| DATA LINES |

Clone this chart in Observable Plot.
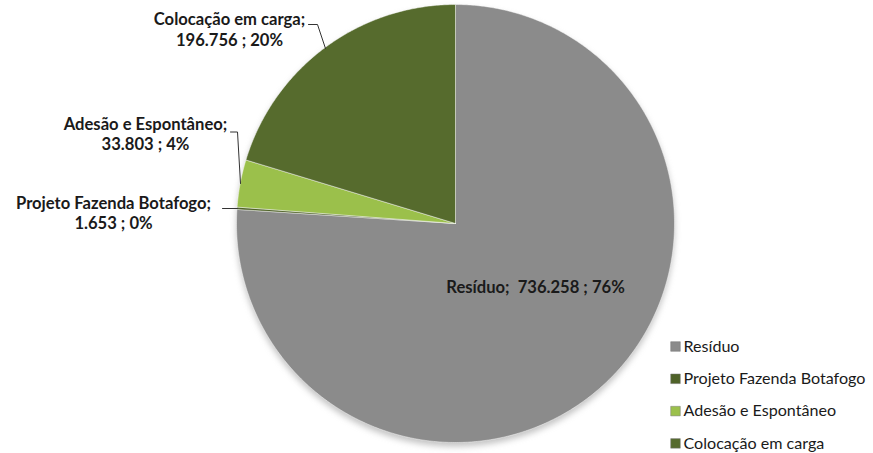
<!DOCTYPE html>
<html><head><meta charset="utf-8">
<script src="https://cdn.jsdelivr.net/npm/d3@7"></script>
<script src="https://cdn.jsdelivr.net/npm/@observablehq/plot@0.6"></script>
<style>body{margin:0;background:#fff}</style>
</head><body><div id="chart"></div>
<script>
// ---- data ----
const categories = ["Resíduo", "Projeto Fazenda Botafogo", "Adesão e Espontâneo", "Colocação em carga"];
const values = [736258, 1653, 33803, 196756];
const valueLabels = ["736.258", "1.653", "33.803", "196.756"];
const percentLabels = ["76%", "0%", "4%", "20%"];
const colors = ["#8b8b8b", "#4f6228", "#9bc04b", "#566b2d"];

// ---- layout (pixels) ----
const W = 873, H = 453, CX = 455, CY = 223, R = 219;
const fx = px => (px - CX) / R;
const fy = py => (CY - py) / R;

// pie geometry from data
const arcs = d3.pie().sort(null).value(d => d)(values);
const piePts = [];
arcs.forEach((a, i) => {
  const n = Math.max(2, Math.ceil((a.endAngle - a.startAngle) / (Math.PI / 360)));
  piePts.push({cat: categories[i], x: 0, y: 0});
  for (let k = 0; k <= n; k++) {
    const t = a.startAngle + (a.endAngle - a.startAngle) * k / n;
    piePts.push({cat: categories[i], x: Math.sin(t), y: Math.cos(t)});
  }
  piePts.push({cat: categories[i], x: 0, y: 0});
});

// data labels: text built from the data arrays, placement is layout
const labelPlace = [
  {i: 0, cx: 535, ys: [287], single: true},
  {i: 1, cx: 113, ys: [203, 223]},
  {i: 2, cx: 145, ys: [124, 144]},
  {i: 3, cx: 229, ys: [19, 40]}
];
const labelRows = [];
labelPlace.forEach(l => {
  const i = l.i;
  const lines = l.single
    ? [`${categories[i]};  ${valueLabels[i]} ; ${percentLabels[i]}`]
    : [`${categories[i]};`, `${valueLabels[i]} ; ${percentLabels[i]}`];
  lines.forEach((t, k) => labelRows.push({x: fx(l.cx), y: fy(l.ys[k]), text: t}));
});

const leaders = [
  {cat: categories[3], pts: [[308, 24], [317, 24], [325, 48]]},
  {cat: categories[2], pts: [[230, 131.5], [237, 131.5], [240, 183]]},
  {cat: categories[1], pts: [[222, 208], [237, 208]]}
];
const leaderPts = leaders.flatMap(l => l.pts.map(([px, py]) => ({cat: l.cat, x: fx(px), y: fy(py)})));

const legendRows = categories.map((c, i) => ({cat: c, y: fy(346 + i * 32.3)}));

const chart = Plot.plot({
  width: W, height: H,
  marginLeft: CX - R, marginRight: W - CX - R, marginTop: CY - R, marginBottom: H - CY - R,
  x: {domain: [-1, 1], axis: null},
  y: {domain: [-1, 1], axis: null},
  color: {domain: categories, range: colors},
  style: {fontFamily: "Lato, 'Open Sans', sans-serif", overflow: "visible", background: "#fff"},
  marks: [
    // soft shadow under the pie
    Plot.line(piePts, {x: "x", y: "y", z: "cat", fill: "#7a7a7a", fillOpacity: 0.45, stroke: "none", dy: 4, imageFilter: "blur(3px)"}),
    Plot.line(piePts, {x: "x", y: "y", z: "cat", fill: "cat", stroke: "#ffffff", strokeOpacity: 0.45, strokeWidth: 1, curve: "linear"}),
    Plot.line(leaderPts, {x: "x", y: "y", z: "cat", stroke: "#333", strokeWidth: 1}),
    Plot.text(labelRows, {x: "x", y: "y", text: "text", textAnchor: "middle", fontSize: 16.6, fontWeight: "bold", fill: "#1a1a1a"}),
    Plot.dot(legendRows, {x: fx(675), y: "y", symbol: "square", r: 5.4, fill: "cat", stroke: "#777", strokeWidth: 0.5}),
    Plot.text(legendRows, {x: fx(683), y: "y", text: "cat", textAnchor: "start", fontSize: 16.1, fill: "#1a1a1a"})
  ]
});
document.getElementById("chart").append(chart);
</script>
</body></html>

| TASK DESCRIPTION |
Restate the full listing verbatim and drop every picture.

| SOLUTION FOR THIS EXERCISE |
Clone this chart in Observable Plot.
<!DOCTYPE html>
<html><head><meta charset="utf-8">
<script src="https://cdn.jsdelivr.net/npm/d3@7"></script>
<script src="https://cdn.jsdelivr.net/npm/@observablehq/plot@0.6"></script>
<style>body{margin:0;background:#fff}</style>
</head><body><div id="chart"></div>
<script>
// ---- data ----
const categories = ["Resíduo", "Projeto Fazenda Botafogo", "Adesão e Espontâneo", "Colocação em carga"];
const values = [736258, 1653, 33803, 196756];
const valueLabels = ["736.258", "1.653", "33.803", "196.756"];
const percentLabels = ["76%", "0%", "4%", "20%"];
const colors = ["#8b8b8b", "#4f6228", "#9bc04b", "#566b2d"];

// ---- layout (pixels) ----
const W = 873, H = 453, CX = 455, CY = 223, R = 219;
const fx = px => (px - CX) / R;
const fy = py => (CY - py) / R;

// pie geometry from data
const arcs = d3.pie().sort(null).value(d => d)(values);
const piePts = [];
arcs.forEach((a, i) => {
  const n = Math.max(2, Math.ceil((a.endAngle - a.startAngle) / (Math.PI / 360)));
  piePts.push({cat: categories[i], x: 0, y: 0});
  for (let k = 0; k <= n; k++) {
    const t = a.startAngle + (a.endAngle - a.startAngle) * k / n;
    piePts.push({cat: categories[i], x: Math.sin(t), y: Math.cos(t)});
  }
  piePts.push({cat: categories[i], x: 0, y: 0});
});

// data labels: text built from the data arrays, placement is layout
const labelPlace = [
  {i: 0, cx: 535, ys: [287], single: true},
  {i: 1, cx: 113, ys: [203, 223]},
  {i: 2, cx: 145, ys: [124, 144]},
  {i: 3, cx: 229, ys: [19, 40]}
];
const labelRows = [];
labelPlace.forEach(l => {
  const i = l.i;
  const lines = l.single
    ? [`${categories[i]};  ${valueLabels[i]} ; ${percentLabels[i]}`]
    : [`${categories[i]};`, `${valueLabels[i]} ; ${percentLabels[i]}`];
  lines.forEach((t, k) => labelRows.push({x: fx(l.cx), y: fy(l.ys[k]), text: t}));
});

const leaders = [
  {cat: categories[3], pts: [[308, 24], [317, 24], [325, 48]]},
  {cat: categories[2], pts: [[230, 131.5], [237, 131.5], [240, 183]]},
  {cat: categories[1], pts: [[222, 208], [237, 208]]}
];
const leaderPts = leaders.flatMap(l => l.pts.map(([px, py]) => ({cat: l.cat, x: fx(px), y: fy(py)})));

const legendRows = categories.map((c, i) => ({cat: c, y: fy(346 + i * 32.3)}));

const chart = Plot.plot({
  width: W, height: H,
  marginLeft: CX - R, marginRight: W - CX - R, marginTop: CY - R, marginBottom: H - CY - R,
  x: {domain: [-1, 1], axis: null},
  y: {domain: [-1, 1], axis: null},
  color: {domain: categories, range: colors},
  style: {fontFamily: "Lato, 'Open Sans', sans-serif", overflow: "visible", background: "#fff"},
  marks: [
    // soft shadow under the pie
    Plot.line(piePts, {x: "x", y: "y", z: "cat", fill: "#7a7a7a", fillOpacity: 0.45, stroke: "none", dy: 4, imageFilter: "blur(3px)"}),
    Plot.line(piePts, {x: "x", y: "y", z: "cat", fill: "cat", stroke: "#ffffff", strokeOpacity: 0.45, strokeWidth: 1, curve: "linear"}),
    Plot.line(leaderPts, {x: "x", y: "y", z: "cat", stroke: "#333", strokeWidth: 1}),
    Plot.text(labelRows, {x: "x", y: "y", text: "text", textAnchor: "middle", fontSize: 16.6, fontWeight: "bold", fill: "#1a1a1a"}),
    Plot.dot(legendRows, {x: fx(675), y: "y", symbol: "square", r: 5.4, fill: "cat", stroke: "#777", strokeWidth: 0.5}),
    Plot.text(legendRows, {x: fx(683), y: "y", text: "cat", textAnchor: "start", fontSize: 16.1, fill: "#1a1a1a"})
  ]
});
document.getElementById("chart").append(chart);
</script>
</body></html>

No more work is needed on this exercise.